→ **Source data**
########################################
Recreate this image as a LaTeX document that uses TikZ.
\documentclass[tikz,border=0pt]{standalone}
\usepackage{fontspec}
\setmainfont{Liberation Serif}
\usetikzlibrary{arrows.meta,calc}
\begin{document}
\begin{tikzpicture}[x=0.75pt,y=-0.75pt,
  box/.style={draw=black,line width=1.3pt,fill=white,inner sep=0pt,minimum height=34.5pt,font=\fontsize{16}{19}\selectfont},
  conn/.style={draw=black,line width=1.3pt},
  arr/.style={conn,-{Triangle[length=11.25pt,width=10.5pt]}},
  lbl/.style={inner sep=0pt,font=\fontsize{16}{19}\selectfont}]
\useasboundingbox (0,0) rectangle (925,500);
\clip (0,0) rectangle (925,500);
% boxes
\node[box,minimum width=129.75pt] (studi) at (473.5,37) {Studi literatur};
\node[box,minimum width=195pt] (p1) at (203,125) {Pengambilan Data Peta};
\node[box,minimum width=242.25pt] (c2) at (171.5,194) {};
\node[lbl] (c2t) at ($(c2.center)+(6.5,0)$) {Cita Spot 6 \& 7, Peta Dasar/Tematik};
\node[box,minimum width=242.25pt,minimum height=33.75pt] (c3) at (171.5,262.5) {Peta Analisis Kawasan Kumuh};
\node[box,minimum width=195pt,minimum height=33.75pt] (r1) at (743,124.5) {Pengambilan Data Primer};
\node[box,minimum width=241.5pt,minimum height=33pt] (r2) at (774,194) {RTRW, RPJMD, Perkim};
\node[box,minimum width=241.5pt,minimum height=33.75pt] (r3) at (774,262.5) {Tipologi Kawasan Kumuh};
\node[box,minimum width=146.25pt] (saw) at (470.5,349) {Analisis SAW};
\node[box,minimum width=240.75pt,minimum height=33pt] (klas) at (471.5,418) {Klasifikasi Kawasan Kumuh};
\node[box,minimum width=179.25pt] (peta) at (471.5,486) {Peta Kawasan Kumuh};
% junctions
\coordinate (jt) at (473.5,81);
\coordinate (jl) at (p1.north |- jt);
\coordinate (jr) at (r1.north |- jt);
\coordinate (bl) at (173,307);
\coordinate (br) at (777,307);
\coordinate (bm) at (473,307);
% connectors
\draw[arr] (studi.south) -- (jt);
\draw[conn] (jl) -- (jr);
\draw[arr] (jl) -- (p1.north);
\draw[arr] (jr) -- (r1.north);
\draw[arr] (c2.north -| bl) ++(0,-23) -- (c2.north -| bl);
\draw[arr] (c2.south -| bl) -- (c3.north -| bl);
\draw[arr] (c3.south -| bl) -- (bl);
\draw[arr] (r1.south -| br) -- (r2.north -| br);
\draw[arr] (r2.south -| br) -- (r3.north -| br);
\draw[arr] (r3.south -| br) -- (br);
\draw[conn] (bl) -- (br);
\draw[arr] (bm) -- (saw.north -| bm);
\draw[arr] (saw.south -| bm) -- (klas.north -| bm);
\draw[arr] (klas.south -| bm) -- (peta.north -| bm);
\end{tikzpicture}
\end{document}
########################################
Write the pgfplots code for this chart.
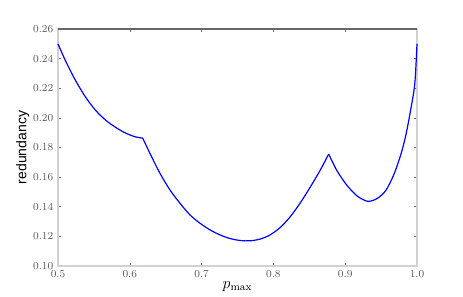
########################################
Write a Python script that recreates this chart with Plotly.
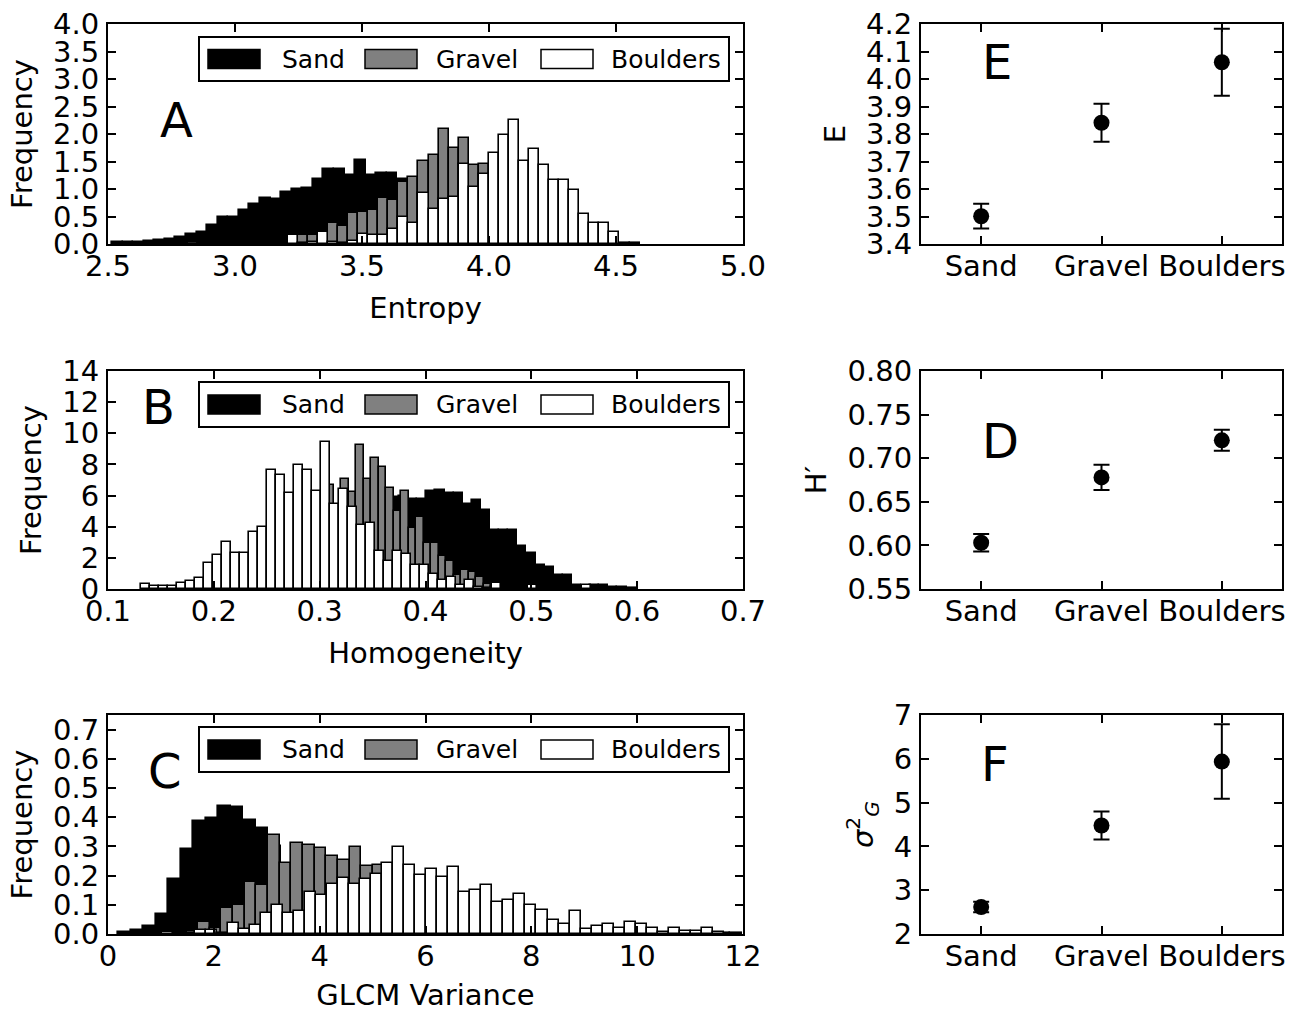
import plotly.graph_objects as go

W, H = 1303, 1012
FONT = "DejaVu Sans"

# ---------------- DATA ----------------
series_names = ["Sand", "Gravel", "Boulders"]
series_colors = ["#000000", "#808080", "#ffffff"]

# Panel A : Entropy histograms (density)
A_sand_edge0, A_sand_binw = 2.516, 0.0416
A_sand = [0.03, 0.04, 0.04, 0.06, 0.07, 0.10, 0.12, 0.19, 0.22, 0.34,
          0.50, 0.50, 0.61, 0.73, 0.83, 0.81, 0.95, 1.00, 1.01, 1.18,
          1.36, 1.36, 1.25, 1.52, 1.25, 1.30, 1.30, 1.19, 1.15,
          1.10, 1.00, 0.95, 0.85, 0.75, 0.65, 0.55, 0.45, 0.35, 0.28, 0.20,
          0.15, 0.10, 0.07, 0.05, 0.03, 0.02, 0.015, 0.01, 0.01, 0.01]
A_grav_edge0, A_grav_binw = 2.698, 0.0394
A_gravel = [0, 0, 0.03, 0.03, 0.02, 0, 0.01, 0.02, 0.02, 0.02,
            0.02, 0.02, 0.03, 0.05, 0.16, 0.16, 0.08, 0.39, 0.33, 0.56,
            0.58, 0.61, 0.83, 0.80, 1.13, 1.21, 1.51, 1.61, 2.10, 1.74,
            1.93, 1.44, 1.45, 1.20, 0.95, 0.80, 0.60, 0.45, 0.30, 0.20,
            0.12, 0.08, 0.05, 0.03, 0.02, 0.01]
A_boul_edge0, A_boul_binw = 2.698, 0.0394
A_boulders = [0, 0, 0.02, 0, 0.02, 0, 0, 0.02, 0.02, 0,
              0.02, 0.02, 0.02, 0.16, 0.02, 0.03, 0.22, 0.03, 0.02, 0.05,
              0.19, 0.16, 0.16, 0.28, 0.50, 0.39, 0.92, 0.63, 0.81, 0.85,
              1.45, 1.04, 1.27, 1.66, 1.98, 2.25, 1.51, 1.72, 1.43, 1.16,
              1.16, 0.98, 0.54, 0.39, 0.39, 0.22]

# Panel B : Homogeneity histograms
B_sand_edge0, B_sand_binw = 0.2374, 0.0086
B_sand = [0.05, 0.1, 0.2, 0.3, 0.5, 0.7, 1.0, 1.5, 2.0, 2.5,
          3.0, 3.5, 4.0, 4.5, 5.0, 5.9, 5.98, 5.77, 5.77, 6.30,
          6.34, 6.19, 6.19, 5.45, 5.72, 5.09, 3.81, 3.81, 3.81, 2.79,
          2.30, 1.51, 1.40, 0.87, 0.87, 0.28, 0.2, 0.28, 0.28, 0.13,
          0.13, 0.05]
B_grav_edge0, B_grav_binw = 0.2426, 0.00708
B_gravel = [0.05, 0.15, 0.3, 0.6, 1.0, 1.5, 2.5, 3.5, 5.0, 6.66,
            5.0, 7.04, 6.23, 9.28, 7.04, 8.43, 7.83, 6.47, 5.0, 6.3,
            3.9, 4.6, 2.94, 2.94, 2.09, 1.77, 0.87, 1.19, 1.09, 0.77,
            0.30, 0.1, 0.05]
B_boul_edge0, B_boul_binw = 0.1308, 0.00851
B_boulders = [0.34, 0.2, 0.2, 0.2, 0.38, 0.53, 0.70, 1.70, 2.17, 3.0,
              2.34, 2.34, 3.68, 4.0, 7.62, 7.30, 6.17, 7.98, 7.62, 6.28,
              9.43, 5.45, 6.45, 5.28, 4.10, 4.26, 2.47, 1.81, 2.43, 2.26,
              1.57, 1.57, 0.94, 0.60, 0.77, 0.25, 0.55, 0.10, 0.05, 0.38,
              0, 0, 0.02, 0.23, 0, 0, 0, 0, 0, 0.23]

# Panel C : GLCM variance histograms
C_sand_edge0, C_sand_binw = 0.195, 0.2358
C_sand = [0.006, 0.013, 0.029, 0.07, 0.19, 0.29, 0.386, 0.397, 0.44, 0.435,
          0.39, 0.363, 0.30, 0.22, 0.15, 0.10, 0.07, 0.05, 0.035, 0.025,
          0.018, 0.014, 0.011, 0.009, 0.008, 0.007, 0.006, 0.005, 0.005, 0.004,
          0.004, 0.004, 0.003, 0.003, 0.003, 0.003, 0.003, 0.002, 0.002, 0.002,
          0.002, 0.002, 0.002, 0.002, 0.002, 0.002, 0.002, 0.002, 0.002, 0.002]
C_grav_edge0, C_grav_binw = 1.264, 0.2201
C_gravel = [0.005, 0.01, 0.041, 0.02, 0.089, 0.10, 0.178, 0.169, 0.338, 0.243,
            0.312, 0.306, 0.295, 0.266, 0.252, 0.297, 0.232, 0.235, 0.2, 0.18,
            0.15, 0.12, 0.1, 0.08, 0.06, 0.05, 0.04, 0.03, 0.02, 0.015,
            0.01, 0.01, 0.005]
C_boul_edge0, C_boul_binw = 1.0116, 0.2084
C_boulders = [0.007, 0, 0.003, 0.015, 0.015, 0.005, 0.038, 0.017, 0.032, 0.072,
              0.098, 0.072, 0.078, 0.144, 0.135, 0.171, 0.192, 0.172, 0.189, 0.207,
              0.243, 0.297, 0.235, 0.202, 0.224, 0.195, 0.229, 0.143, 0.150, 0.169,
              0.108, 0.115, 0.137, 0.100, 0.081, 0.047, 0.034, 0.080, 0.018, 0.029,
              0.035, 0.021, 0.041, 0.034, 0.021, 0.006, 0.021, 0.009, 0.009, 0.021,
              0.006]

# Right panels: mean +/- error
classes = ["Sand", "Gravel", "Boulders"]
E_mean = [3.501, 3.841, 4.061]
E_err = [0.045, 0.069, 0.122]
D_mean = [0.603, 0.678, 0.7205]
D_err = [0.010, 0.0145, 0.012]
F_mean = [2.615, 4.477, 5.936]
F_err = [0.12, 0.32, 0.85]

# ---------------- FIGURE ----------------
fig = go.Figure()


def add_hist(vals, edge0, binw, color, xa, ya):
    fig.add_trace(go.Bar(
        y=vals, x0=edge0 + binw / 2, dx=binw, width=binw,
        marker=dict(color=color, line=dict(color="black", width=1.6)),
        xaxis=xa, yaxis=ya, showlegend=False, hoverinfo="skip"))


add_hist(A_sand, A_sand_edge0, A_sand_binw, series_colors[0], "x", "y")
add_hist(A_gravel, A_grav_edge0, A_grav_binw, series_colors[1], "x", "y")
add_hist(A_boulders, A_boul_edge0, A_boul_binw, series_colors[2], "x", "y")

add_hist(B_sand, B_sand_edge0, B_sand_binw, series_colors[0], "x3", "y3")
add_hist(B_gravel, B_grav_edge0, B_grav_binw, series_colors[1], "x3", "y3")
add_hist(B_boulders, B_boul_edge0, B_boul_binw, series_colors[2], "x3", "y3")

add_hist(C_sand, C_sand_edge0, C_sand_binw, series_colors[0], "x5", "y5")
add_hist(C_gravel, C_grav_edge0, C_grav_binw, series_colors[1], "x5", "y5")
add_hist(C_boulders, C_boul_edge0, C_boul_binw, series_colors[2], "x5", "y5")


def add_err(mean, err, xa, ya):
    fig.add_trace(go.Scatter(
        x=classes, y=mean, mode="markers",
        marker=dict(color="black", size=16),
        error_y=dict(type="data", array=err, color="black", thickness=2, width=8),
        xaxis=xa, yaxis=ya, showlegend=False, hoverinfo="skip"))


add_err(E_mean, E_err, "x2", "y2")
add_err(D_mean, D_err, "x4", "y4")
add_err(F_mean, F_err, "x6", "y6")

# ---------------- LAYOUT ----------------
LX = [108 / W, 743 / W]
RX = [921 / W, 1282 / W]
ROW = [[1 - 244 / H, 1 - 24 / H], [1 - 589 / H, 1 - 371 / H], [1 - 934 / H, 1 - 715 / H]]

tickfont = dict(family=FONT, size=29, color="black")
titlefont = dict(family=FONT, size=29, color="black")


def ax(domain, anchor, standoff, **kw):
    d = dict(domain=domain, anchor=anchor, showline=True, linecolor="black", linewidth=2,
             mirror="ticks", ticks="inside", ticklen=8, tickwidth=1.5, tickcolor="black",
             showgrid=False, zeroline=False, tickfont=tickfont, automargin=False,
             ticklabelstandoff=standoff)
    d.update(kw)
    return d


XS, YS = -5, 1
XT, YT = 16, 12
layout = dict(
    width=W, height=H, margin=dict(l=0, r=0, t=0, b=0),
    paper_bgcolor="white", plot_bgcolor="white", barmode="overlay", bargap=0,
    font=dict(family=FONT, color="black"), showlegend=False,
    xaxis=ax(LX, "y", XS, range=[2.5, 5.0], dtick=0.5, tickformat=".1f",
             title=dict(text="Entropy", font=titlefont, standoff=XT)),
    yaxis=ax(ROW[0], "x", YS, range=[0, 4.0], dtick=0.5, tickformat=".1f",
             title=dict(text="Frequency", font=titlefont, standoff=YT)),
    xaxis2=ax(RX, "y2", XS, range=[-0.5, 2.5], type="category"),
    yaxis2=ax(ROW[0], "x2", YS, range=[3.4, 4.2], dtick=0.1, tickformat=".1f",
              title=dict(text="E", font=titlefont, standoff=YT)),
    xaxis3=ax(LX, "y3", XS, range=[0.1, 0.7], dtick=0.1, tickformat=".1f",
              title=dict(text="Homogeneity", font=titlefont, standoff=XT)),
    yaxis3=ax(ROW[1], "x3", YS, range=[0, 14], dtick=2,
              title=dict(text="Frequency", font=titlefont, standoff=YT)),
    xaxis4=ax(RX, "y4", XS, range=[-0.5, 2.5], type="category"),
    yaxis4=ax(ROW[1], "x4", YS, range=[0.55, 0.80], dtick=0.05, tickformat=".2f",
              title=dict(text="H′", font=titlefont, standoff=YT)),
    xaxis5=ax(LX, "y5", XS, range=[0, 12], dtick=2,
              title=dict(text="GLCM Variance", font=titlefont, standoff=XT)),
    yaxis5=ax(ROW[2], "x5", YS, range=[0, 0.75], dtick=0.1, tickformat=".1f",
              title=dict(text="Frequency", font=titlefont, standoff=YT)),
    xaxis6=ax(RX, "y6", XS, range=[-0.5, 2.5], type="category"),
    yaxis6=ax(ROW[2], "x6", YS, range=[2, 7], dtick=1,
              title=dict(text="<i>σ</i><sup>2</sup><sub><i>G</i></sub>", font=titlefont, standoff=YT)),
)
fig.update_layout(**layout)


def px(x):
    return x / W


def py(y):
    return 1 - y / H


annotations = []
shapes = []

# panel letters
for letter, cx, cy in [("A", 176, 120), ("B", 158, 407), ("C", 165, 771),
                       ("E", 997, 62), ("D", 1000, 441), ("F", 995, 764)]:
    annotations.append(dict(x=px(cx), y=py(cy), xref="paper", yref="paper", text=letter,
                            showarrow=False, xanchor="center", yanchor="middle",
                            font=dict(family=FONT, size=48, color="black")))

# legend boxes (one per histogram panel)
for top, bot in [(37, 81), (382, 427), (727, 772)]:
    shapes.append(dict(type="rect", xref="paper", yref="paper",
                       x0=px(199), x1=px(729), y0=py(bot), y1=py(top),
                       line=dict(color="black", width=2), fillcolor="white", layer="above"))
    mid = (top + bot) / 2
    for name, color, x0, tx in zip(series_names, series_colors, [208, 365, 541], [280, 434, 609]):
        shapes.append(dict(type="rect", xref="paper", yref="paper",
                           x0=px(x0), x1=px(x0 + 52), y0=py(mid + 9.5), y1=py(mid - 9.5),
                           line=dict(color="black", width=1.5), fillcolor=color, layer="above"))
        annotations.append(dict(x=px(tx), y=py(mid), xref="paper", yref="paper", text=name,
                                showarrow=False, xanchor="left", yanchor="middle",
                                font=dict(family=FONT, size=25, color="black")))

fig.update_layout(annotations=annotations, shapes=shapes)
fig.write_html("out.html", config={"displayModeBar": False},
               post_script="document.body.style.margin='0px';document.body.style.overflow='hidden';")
########################################
→ **Exercise**
In the entries above, find each line with the word "that" and show it.

→ **Task solution**
Recreate this image as a LaTeX document that uses TikZ.
Write a Python script that recreates this chart with Plotly.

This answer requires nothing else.